MANAGUA, Nicaragua -- The prostitutes stalking the streets that ring the volcanic hills and craters of this gritty capital are young -- very young. Some have barely reached their teens. Some say they are selling sex to feed their starving siblings. Some say they were sent to this job by their unemployed, single mothers.
"I try to help them," says the Rev. Xabier Gorostiaga, rector of the Jesuit University of Central America. "I tell them I can give them a scholarship to the university. But they say, 'I already have a scholarship to the university. A scholarship, I can't eat.' "
The prostitutes of Managua -- like the street urchins of Tegucigalpa, Honduras, and the trash-dump dwellers of San Salvador -- are only symptoms of an increasingly visible poverty in Central America, made worse by a decade of war, corruption, misspent American aid and, critics say, misguided U.S. policies.
"In reality, the majority of [American] aid was wasted in the
military field," Honduran government adviser Manuel Acosta Bonilla says of the billions of dollars spent in Honduras and in much of Central America. "It produced nothing. It did nothing to help development. The decade of the 1980s was one huge step backward, economically and socially. It was a lost decade."
As Central America slips from its place of prominence on the United States' policy agenda, the region -- with notable exceptions -- is also sliding deeper into poverty and social inequity. Despite substantial progress in achieving political democracy in Central America, millions of the region's people do not have potable water, health care or enough food to ward off hunger and disease.
Countries such as Honduras and Nicaragua, by objective measures, are poorer today than they were 20 years ago, before the United States shoveled its billions of dollars into the region. Despite more than a decade of war, El Salvador, by contrast, is faring better than its neighbors, but soaring prices and unemployment pose a danger to economic stability. Even Panama, traditionally comfortable by Central American standards, faces a widening gulf between rich and poor, following an American invasion to oust a military dictator; Panamanians are struggling to cope not only with that disparity but also with a round of strikes, drug abuse and social unrest.
"Things are supposed to be better now, but where is the better?" asks Maria Luisa Tunon, a Panama City street cleaner and mother of five who recently led a strike to demand an increase in her $150-a-month pay. She echoed the lament of many of the poor and unemployed in her country, where impressive economic growth in the years since the 1989 invasion that ejected Gen. Manuel A. Noriega has failed to trickle down to the underclass.
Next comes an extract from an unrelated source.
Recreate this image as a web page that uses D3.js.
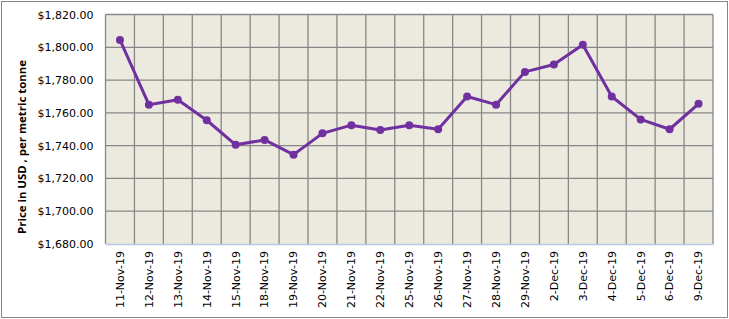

In contrast to the trend in much of Latin America, the economies of Nicaragua and Honduras shrank between 1985 and 1991, the World Bank reports.
El Salvador, despite its war, showed growth in its economy over the same period and today is enjoying a boom in construction and commerce. Besides U.S. financing, the Salvadoran economy receives a Gargantuan boost from Salvadorans living in the United States who send home an estimated $700 million or more annually.
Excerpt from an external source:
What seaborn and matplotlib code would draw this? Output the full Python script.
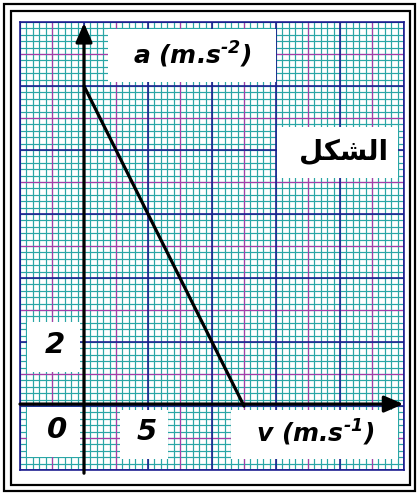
import numpy as np
import pandas as pd
import matplotlib
matplotlib.use("Agg")
import matplotlib.pyplot as plt
import seaborn as sns
from matplotlib.patches import Rectangle

# Acceleration as a function of speed
speed = [0.0, 12.5]          # v (m.s-1)
accel = [10.0, 0.0]          # a (m.s-2)

x_tick_values = [5]
x_tick_labels = ["5"]
y_tick_values = [2]
y_tick_labels = ["2"]
origin_label = "0"
x_label = r"v (m.s$^{\text{-}1}$)"
y_label = r"a (m.s$^{\text{-}2}$)"
caption = "الشكل"


def shape_arabic(word):
    """Join Arabic letters into presentation forms, returned in visual order."""
    forms = {  # isolated, final, initial, medial
        "ا": ("\uFE8D", "\uFE8E", None, None),
        "ل": ("\uFEDD", "\uFEDE", "\uFEDF", "\uFEE0"),
        "ش": ("\uFEB5", "\uFEB6", "\uFEB7", "\uFEB8"),
        "ك": ("\uFED9", "\uFEDA", "\uFEDB", "\uFEDC"),
    }
    out = []
    for i, ch in enumerate(word):
        iso, fin, ini, med = forms[ch]
        prev_joins = i > 0 and forms[word[i - 1]][2] is not None
        next_joins = i < len(word) - 1 and ini is not None
        if prev_joins and next_joins:
            out.append(med)
        elif prev_joins:
            out.append(fin)
        elif next_joins:
            out.append(ini)
        else:
            out.append(iso)
    return "".join(reversed(out))


sns.set_theme(style="white")
plt.rcParams["font.family"] = ["DejaVu Sans"]
plt.rcParams["mathtext.fontset"] = "custom"
plt.rcParams["mathtext.rm"] = "DejaVu Sans:bold:italic"
plt.rcParams["mathtext.it"] = "DejaVu Sans:bold:italic"
plt.rcParams["mathtext.bf"] = "DejaVu Sans:bold:italic"

W, H = 417, 493
PX = 0.72  # one pixel in points at 100 dpi
fig = plt.figure(figsize=(W / 100, H / 100), dpi=100)
fig.patch.set_facecolor("white")

# graph-paper area
ax = fig.add_axes([20 / W, (H - 470) / H, 384 / W, 448 / H])
ax.set_xlim(-5, 25)
ax.set_ylim(-2, 12)
ax.set_facecolor("white")
ax.set_xticks([])
ax.set_yticks([])

teal = "#2aa6a6"
magenta = "#a83ca8"
navy = "#1a1a8e"

for sp in ax.spines.values():
    sp.set_color(navy)
    sp.set_linewidth(1.6 * PX)

# fine squares
for xv in np.arange(-5, 25.01, 0.5):
    ax.axvline(xv, color=teal, lw=1.2 * PX, zorder=1)
for yv in np.arange(-2, 12.01, 0.2):
    ax.axhline(yv, color=teal, lw=1.2 * PX, zorder=1)
# half-major lines
for xv in np.arange(-2.5, 25, 5):
    ax.axvline(xv, color=magenta, lw=1.2 * PX, zorder=2)
for yv in np.arange(-1, 12, 2):
    ax.axhline(yv, color=magenta, lw=1.2 * PX, zorder=2)
# major lines
for xv in np.arange(-5, 25.01, 5):
    ax.axvline(xv, color=navy, lw=1.6 * PX, zorder=3)
for yv in np.arange(-2, 12.01, 2):
    ax.axhline(yv, color=navy, lw=1.6 * PX, zorder=3)

# white label boxes
def box(x0, x1, y0, y1):
    ax.add_patch(Rectangle((x0, y0), x1 - x0, y1 - y0, facecolor="white",
                           edgecolor="none", zorder=4))

txt = dict(fontweight="bold", fontstyle="italic", color="black",
           ha="center", va="center", zorder=6)

box(1.875, 15.0, 10.125, 11.78)
ax.text(8.44, 10.97, y_label, fontsize=18, **txt)

box(15.08, 24.53, 7.125, 8.72)
ax.text(20.3, 7.95, shape_arabic(caption), fontsize=20,
        fontweight="bold", color="black", ha="center", va="center", zorder=6)

box(-4.45, -0.31, 1.06, 2.625)
ax.text(-2.3, y_tick_values[0] - 0.1, y_tick_labels[0], fontsize=21, **txt)

box(-4.45, -0.31, -1.59, -0.03)
ax.text(-2.1, -0.75, origin_label, fontsize=21, **txt)

box(2.81, 6.56, -1.66, -0.125)
ax.text(x_tick_values[0] - 0.08, -0.82, x_tick_labels[0], fontsize=21, **txt)

box(11.48, 24.53, -1.66, -0.125)
ax.text(18.05, -0.84, x_label, fontsize=18, **txt)

# coordinate axes with arrow heads
arrow = dict(arrowstyle="-|>,head_length=1.15,head_width=0.5", color="black",
             lw=2.3 * PX * 1.4, shrinkA=0, shrinkB=0, mutation_scale=10)
ax.annotate("", xy=(0, 11.97), xytext=(0, -2.1), arrowprops=arrow,
            annotation_clip=False, zorder=7)
ax.annotate("", xy=(24.95, 0.06), xytext=(-5, 0.06), arrowprops=arrow,
            annotation_clip=False, zorder=7)

# the a(v) line
df = pd.DataFrame({"v": speed, "a": accel})
sns.lineplot(data=df, x="v", y="a", color="black", lw=3.2 * PX, ax=ax,
             zorder=8)
ax.set_xlabel("")
ax.set_ylabel("")

# double frame around the whole figure
def frame(x0, y0, x1, y1, lw):
    fig.patches.append(Rectangle((x0 / W, 1 - y1 / H), (x1 - x0) / W,
                                 (y1 - y0) / H, transform=fig.transFigure,
                                 facecolor="none", edgecolor="black",
                                 lw=lw * PX, zorder=10))

frame(4, 3.5, 415, 491, 2.2)
frame(10.5, 10.5, 410, 484.5, 2.2)

fig.savefig("out.png", dpi=100, facecolor="white")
After Haiti, Nicaragua is now the poorest country in the hemisphere, followed closely by Honduras, according to World Bank and other measures. More than two-thirds of the population in Nicaragua and Honduras lives in poverty.
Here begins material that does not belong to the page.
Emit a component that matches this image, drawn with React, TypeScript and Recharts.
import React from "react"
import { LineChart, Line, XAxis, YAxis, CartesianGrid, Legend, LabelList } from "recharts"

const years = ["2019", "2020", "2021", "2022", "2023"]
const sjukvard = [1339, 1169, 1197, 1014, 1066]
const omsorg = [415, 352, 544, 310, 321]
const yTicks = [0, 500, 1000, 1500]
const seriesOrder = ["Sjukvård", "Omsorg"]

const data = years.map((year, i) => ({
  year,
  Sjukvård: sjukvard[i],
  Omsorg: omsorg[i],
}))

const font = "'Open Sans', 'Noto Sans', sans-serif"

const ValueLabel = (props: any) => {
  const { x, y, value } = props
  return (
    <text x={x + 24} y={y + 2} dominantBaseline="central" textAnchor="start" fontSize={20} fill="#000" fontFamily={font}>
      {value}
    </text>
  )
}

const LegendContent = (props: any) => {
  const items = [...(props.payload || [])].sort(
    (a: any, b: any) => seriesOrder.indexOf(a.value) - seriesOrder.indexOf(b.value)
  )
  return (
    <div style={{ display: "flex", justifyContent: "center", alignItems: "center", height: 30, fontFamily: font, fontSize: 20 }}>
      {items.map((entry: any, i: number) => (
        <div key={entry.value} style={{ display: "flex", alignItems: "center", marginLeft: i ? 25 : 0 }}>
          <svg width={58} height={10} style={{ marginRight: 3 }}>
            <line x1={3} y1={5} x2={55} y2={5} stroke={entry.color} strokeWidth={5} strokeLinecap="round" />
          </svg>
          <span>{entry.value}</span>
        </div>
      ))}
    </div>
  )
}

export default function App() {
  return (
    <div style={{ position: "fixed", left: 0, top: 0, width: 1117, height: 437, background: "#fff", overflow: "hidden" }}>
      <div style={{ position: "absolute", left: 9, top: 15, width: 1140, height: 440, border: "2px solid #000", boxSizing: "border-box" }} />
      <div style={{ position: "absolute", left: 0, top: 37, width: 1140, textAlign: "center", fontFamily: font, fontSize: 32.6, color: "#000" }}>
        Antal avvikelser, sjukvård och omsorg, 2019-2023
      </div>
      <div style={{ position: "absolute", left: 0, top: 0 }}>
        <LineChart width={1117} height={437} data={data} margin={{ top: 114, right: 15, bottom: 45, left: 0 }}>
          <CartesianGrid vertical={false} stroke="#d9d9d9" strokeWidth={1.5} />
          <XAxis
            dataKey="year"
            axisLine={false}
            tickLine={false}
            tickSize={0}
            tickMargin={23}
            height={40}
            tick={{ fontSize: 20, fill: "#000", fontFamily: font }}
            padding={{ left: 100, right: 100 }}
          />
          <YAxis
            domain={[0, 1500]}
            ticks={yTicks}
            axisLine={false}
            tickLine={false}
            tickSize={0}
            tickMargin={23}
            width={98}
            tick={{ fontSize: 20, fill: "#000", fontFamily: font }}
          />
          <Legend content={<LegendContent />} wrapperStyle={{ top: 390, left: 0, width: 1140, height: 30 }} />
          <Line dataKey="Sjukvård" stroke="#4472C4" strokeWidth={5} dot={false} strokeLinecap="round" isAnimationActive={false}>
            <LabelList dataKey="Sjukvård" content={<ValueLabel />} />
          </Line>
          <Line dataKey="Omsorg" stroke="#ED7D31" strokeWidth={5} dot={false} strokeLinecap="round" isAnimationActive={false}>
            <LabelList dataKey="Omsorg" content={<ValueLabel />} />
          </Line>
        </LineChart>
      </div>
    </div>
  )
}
At La Mascota Children's Hospital in Managua, where there is an acute shortage of medicine, staff and supplies, Dr. Roberto Galan says parents have resorted to stealing sheets for later resale.
"The people steal about 300 sheets a week" from the hospital, he says. "It is the very crisis of the country . . . People have to eat, they have to feed their children. They don't have anything with which to buy food, so they steal sheets to sell them . . . The people steal to survive."
The United Nations, which annually ranks countries by a "Human Development Index," reports that all of Central America -- with the exception of perennial oasis Costa Rica -- declined in the first three years of this decade.
The index charts poverty, health statistics, social conditions and other economic indicators.